Three ways you can save on cement waste on your next project

Sustainability remains top of the agenda in the construction industry, focusing on everything from carbon footprint of the supply chain and sustainable materials to works traffic management and paperless reporting systems. But there is one area in particular where construction companies can drive significant profit margins by being more sustainable; waste reduction.



r Bill Price, National Commercial Technical Manager from Tarmac’s cement business, discusses how to reduce cement waste to save money on construction projects.

Whilst possibly inevitable in the construction industry, waste remains a costly issue for many companies, and when you consider it can account for 2 to 3% of the total project cost¹, it is easy to see why less waste will always be good for the bottom line.

So what practical measures can a project team take to reduce waste and cut costs? In the case of cement – and many other construction products for that matter – there are a few important factors that can help drive down waste; namely product choice, product size and packaging, storage and handling. Let’s explore each of these in more detail.

Product choice – leave no room for mixing errors

For some construction products, like bricks and blocks, the industry is well-versed in specification benefits and product choice is usually a ‘safe’ decision as a result. However, this isn’t always the case with other associated materials, where time and cost savings could be overlooked.
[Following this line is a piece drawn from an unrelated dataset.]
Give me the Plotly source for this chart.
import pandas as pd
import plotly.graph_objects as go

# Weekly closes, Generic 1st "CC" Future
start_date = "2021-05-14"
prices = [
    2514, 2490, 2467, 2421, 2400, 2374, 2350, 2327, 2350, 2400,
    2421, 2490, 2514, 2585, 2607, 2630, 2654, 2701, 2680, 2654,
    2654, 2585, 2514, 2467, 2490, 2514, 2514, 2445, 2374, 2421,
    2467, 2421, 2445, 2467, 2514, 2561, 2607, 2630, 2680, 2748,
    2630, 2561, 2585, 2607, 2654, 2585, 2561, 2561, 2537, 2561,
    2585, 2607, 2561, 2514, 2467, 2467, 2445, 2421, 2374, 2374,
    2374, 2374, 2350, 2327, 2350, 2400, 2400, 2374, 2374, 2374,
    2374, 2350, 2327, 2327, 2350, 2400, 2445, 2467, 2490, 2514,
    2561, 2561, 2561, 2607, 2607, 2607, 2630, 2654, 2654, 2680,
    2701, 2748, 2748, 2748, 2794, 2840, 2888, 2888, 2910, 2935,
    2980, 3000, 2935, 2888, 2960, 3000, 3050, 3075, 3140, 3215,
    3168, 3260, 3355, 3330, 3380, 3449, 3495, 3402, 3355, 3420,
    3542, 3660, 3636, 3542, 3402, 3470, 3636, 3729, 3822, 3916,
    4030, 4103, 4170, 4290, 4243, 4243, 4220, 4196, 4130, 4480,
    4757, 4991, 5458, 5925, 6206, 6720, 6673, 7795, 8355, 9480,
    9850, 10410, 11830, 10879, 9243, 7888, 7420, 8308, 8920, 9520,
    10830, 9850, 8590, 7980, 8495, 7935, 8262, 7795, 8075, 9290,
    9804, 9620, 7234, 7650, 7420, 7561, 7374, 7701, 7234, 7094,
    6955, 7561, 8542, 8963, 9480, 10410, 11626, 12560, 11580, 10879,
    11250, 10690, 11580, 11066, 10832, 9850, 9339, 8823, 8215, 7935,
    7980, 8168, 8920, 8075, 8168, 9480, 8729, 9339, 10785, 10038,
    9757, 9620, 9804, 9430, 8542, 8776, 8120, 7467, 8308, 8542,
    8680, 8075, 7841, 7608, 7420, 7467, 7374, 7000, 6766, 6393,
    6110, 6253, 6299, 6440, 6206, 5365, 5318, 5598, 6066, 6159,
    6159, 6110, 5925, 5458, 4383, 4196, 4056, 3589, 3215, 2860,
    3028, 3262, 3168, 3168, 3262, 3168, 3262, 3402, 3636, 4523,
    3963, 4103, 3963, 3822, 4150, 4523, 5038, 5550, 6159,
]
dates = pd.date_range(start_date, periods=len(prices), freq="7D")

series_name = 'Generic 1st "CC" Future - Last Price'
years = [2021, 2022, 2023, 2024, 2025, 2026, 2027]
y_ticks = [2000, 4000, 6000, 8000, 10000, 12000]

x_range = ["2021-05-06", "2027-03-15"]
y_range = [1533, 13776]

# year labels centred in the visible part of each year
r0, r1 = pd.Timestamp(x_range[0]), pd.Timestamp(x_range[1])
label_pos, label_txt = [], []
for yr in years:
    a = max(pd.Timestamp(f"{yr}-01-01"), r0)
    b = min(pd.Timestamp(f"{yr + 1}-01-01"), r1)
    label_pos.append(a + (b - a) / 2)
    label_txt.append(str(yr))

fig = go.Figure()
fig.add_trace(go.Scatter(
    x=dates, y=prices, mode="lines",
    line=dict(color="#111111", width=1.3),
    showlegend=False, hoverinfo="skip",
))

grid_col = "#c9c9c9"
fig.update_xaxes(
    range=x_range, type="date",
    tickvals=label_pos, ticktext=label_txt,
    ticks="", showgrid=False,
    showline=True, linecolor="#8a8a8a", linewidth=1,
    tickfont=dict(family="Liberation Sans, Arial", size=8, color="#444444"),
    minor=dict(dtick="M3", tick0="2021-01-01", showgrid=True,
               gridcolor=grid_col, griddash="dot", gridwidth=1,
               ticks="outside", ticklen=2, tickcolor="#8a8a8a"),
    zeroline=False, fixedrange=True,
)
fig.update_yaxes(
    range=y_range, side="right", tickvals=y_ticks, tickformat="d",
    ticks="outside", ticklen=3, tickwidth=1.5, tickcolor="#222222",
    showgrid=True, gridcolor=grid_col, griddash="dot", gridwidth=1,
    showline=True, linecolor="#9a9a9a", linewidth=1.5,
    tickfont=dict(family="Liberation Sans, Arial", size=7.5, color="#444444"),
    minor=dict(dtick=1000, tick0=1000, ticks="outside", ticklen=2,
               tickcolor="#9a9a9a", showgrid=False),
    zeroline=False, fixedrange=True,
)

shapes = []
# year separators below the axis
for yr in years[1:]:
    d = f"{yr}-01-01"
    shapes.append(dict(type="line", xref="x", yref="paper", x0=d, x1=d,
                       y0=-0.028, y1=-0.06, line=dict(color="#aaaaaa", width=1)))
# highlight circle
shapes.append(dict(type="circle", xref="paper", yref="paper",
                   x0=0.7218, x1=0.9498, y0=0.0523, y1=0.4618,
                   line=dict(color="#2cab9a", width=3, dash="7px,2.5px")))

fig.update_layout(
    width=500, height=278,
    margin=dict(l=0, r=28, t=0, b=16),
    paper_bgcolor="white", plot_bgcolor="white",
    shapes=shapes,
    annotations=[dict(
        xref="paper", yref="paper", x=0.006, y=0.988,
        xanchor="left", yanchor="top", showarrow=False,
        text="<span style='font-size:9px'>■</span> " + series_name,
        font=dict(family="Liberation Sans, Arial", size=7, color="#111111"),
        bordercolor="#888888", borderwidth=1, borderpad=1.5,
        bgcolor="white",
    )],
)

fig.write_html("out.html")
In particular, cement and mortar are often seen as commodities due to their proven track record and availability, which can lead to spontaneous purchases throughout the supply chain. However, a little research goes a long way.

Cement products which have enhanced resistance to freeze-thaw attacks, for example, will not only protect the reputation of the work, but also help avoid costly mistakes further down the line. The last thing any firm wants to do is pay twice to do the same job.

In the case of mortar, firms should consider a number of factors such as consistency, including how it hangs on the trowel and spreads, workability, compressive strength and appearance. That’s why ready-to-use mortar remains so popular, with guaranteed mix proportions that can help eliminate potential problems that can arise with site mixing.

With improved quality and consistency, high-quality products such as Tarmac Cement’s Blue Circle Quality Assured Mortar are made to exacting standards in a controlled factory setting – reducing the risk of wastage during both mixing and use.

Product size and packaging – making adjustments to reduce waste

Whilst it may not seem like a deal breaker, the type of packaging and size of the product is also worth considering in an effort to reduce waste.

The majority of cement available to buy as a packed product comes in 25kg bags, which is suitable for two separate batches in the mixer. On a larger site, where there are multiple mixes to be made in one day, this usually isn’t an issue. However, smaller projects may only require one mix at a time, which could result in the half-opened bag potentially being left on site, forgotten, damaged or spilt.

In contrast, Tarmac Cement’s Blue Circle Mastercrete 12.5kg Mixer Handy Pack is half the size of the traditional 25kg bag, providing the exact amount for one mix of mortar and taking away the risk (and cost) of wastage. It is a simple change in purchasing habit but one which could pay dividends as the savings add up over a full year.

Storage and handling – small steps to protect products

Another major aspect of waste is when products are purchased and – for what is usually an avoidable reason – not available when the team on site comes to use them. This could be because of unsuitable storage conditions or incorrect/bulk handling, for example.

The smaller 12.5kg Mastercrete bag, for example, is not only more efficient but it is also lighter, which makes it easier to deal with on site, and has a small inbuilt handle so it can be easily carried in one hand, reducing the risk of accidents. Larger bags run a greater risk of being dropped or ripped as they are passed through confined spaces.

Storage is also important, especially as products can remain outdoors and on site for a number of months. With the unpredictable British weather, something as simple as waterproof packaging can increase storage space for water-vulnerable products and eliminate wastage through accidental damage. These simple measures by manufacturers can make all the difference when it comes to cutting waste and keeping costs down. Keeping cement out of the rain on site should also be second nature to end-users.

Ultimately, it is about taking small steps throughout the supply chain to minimise the risk of waste. Manufacturers have done their bit in developing the products and packaging to support their customers, now it is down to the industry to take advantage and put the appropriate measures in place. In many cases, there are easy opportunities for demonstrable cost savings.